WHAT TO DO:
Retype the whole listing, please, keeping every line exact and dropping the pictures.

SOURCE MATERIAL:
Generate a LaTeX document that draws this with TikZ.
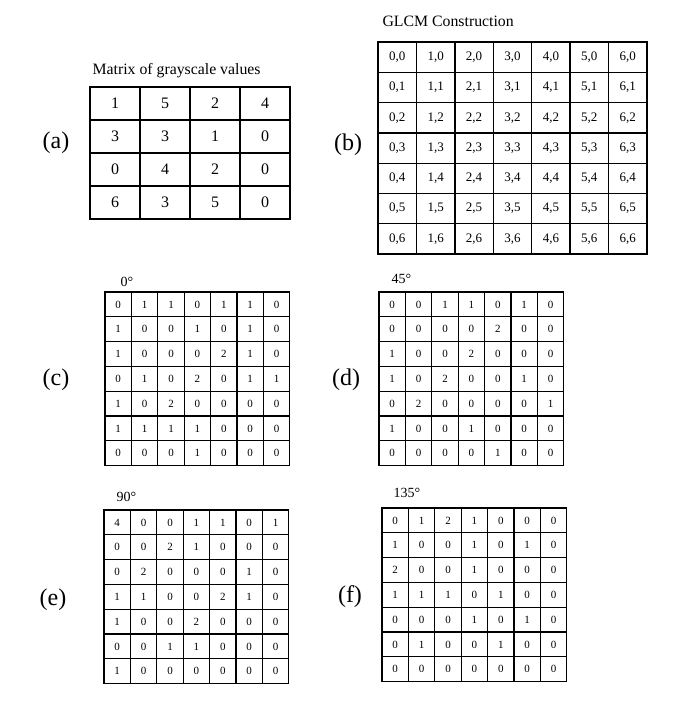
\documentclass[tikz,border=0pt]{standalone}
\usepackage{fontspec}
\setmainfont{Liberation Serif}
\usetikzlibrary{positioning}

\begin{document}
\begin{tikzpicture}[x=1pt,y=-1pt,node distance=4pt,
  grid cell/.style={draw,line width=1.3pt,inner sep=0pt},
  gray cell/.style={grid cell,minimum width=50pt,minimum height=33pt,font=\fontsize{16}{18}\selectfont},
  pair cell/.style={grid cell,minimum width=38.4pt,minimum height=30.3pt,font=\fontsize{13}{15}\selectfont},
  count cell/.style={grid cell,minimum width=26.4pt,minimum height=24.8pt,font=\fontsize{11}{13}\selectfont},
  panel label/.style={font=\fontsize{24}{27}\selectfont},
  caption/.style={inner sep=0pt,font=\fontsize{15.8}{18}\selectfont},
  angle title/.style={inner sep=0pt,font=\fontsize{14}{16}\selectfont}]

  \path[fill=white] (0,0) rectangle (685,721);

  % (a) grayscale values
  \foreach \vals [count=\r] in {{1,5,2,4},{3,3,1,0},{0,4,2,0},{6,3,5,0}}
    \foreach \v [count=\c] in \vals
      \node[gray cell] (a-\r-\c) at ({65+50*\c},{70.5+33*\r}) {\v};
  \node[caption] (a title) [above right=8pt and 3pt of a-1-1.north west] {Matrix of grayscale values};
  \node[panel label] (a label) at (56,143) {(a)};

  % (b) glcm construction
  \foreach \i in {0,...,6}
    \foreach \j in {0,...,6}
      \node[pair cell] (b-\j-\i) at ({397.2+38.43*\i},{57.15+30.3*\j}) {\i,\j};
  \node[caption] (b title) [above right=15pt and 5pt of b-0-0.north west] {GLCM Construction};
  \node[panel label] (b label) at (348,145) {(b)};

  % (c) 0 degrees
  \foreach \vals [count=\r] in {{0,1,1,0,1,1,0},{1,0,0,1,0,1,0},{1,0,0,0,2,1,0},
      {0,1,0,2,0,1,1},{1,0,2,0,0,0,0},{1,1,1,1,0,0,0},{0,0,0,1,0,0,0}}
    \foreach \v [count=\c] in \vals
      \node[count cell] (c-\r-\c) at ({91.8+26.4*\c},{279.6+24.8*\r}) {\v};
  \node[angle title] (c title) [above right=5pt and 16pt of c-1-1.north west] {0°};
  \node[panel label] (c label) at (56,380) {(c)};

  % (d) 45 degrees
  \foreach \vals [count=\r] in {{0,0,1,1,0,1,0},{0,0,0,0,2,0,0},{1,0,0,2,0,0,0},
      {1,0,2,0,0,1,0},{0,2,0,0,0,0,1},{1,0,0,1,0,0,0},{0,0,0,0,1,0,0}}
    \foreach \v [count=\c] in \vals
      \node[count cell] (d-\r-\c) at ({365.8+26.4*\c},{279.6+24.8*\r}) {\v};
  \node[angle title] (d title) [above right=8pt and 13pt of d-1-1.north west] {45°};
  \node[panel label] (d label) at (346,380) {(d)};

  % (e) 90 degrees
  \foreach \vals [count=\r] in {{4,0,0,1,1,0,1},{0,0,2,1,0,0,0},{0,2,0,0,0,1,0},
      {1,1,0,0,2,1,0},{1,0,0,2,0,0,0},{0,0,1,1,0,0,0},{1,0,0,0,0,0,0}}
    \foreach \v [count=\c] in \vals
      \node[count cell] (e-\r-\c) at ({90.8+26.4*\c},{497.6+24.8*\r}) {\v};
  \node[angle title] (e title) [above right=8pt and 13pt of e-1-1.north west] {90°};
  \node[panel label] (e label) at (53,600) {(e)};

  % (f) 135 degrees
  \foreach \vals [count=\r] in {{0,1,2,1,0,0,0},{1,0,0,1,0,1,0},{2,0,0,1,0,0,0},
      {1,1,1,0,1,0,0},{0,0,0,1,0,1,0},{0,1,0,0,1,0,0},{0,0,0,0,0,0,0}}
    \foreach \v [count=\c] in \vals
      \node[count cell] (f-\r-\c) at ({368.8+26.4*\c},{495.6+24.8*\r}) {\v};
  \node[angle title] (f title) [above right=10pt and 12pt of f-1-1.north west] {135°};
  \node[panel label] (f label) at (350,597) {(f)};

\end{tikzpicture}
\end{document}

FULL OUTPUT:
Generate a LaTeX document that draws this with TikZ.
\documentclass[tikz,border=0pt]{standalone}
\usepackage{fontspec}
\setmainfont{Liberation Serif}
\usetikzlibrary{positioning}

\begin{document}
\begin{tikzpicture}[x=1pt,y=-1pt,node distance=4pt,
  grid cell/.style={draw,line width=1.3pt,inner sep=0pt},
  gray cell/.style={grid cell,minimum width=50pt,minimum height=33pt,font=\fontsize{16}{18}\selectfont},
  pair cell/.style={grid cell,minimum width=38.4pt,minimum height=30.3pt,font=\fontsize{13}{15}\selectfont},
  count cell/.style={grid cell,minimum width=26.4pt,minimum height=24.8pt,font=\fontsize{11}{13}\selectfont},
  panel label/.style={font=\fontsize{24}{27}\selectfont},
  caption/.style={inner sep=0pt,font=\fontsize{15.8}{18}\selectfont},
  angle title/.style={inner sep=0pt,font=\fontsize{14}{16}\selectfont}]

  \path[fill=white] (0,0) rectangle (685,721);

  % (a) grayscale values
  \foreach \vals [count=\r] in {{1,5,2,4},{3,3,1,0},{0,4,2,0},{6,3,5,0}}
    \foreach \v [count=\c] in \vals
      \node[gray cell] (a-\r-\c) at ({65+50*\c},{70.5+33*\r}) {\v};
  \node[caption] (a title) [above right=8pt and 3pt of a-1-1.north west] {Matrix of grayscale values};
  \node[panel label] (a label) at (56,143) {(a)};

  % (b) glcm construction
  \foreach \i in {0,...,6}
    \foreach \j in {0,...,6}
      \node[pair cell] (b-\j-\i) at ({397.2+38.43*\i},{57.15+30.3*\j}) {\i,\j};
  \node[caption] (b title) [above right=15pt and 5pt of b-0-0.north west] {GLCM Construction};
  \node[panel label] (b label) at (348,145) {(b)};

  % (c) 0 degrees
  \foreach \vals [count=\r] in {{0,1,1,0,1,1,0},{1,0,0,1,0,1,0},{1,0,0,0,2,1,0},
      {0,1,0,2,0,1,1},{1,0,2,0,0,0,0},{1,1,1,1,0,0,0},{0,0,0,1,0,0,0}}
    \foreach \v [count=\c] in \vals
      \node[count cell] (c-\r-\c) at ({91.8+26.4*\c},{279.6+24.8*\r}) {\v};
  \node[angle title] (c title) [above right=5pt and 16pt of c-1-1.north west] {0°};
  \node[panel label] (c label) at (56,380) {(c)};

  % (d) 45 degrees
  \foreach \vals [count=\r] in {{0,0,1,1,0,1,0},{0,0,0,0,2,0,0},{1,0,0,2,0,0,0},
      {1,0,2,0,0,1,0},{0,2,0,0,0,0,1},{1,0,0,1,0,0,0},{0,0,0,0,1,0,0}}
    \foreach \v [count=\c] in \vals
      \node[count cell] (d-\r-\c) at ({365.8+26.4*\c},{279.6+24.8*\r}) {\v};
  \node[angle title] (d title) [above right=8pt and 13pt of d-1-1.north west] {45°};
  \node[panel label] (d label) at (346,380) {(d)};

  % (e) 90 degrees
  \foreach \vals [count=\r] in {{4,0,0,1,1,0,1},{0,0,2,1,0,0,0},{0,2,0,0,0,1,0},
      {1,1,0,0,2,1,0},{1,0,0,2,0,0,0},{0,0,1,1,0,0,0},{1,0,0,0,0,0,0}}
    \foreach \v [count=\c] in \vals
      \node[count cell] (e-\r-\c) at ({90.8+26.4*\c},{497.6+24.8*\r}) {\v};
  \node[angle title] (e title) [above right=8pt and 13pt of e-1-1.north west] {90°};
  \node[panel label] (e label) at (53,600) {(e)};

  % (f) 135 degrees
  \foreach \vals [count=\r] in {{0,1,2,1,0,0,0},{1,0,0,1,0,1,0},{2,0,0,1,0,0,0},
      {1,1,1,0,1,0,0},{0,0,0,1,0,1,0},{0,1,0,0,1,0,0},{0,0,0,0,0,0,0}}
    \foreach \v [count=\c] in \vals
      \node[count cell] (f-\r-\c) at ({368.8+26.4*\c},{495.6+24.8*\r}) {\v};
  \node[angle title] (f title) [above right=10pt and 12pt of f-1-1.north west] {135°};
  \node[panel label] (f label) at (350,597) {(f)};

\end{tikzpicture}
\end{document}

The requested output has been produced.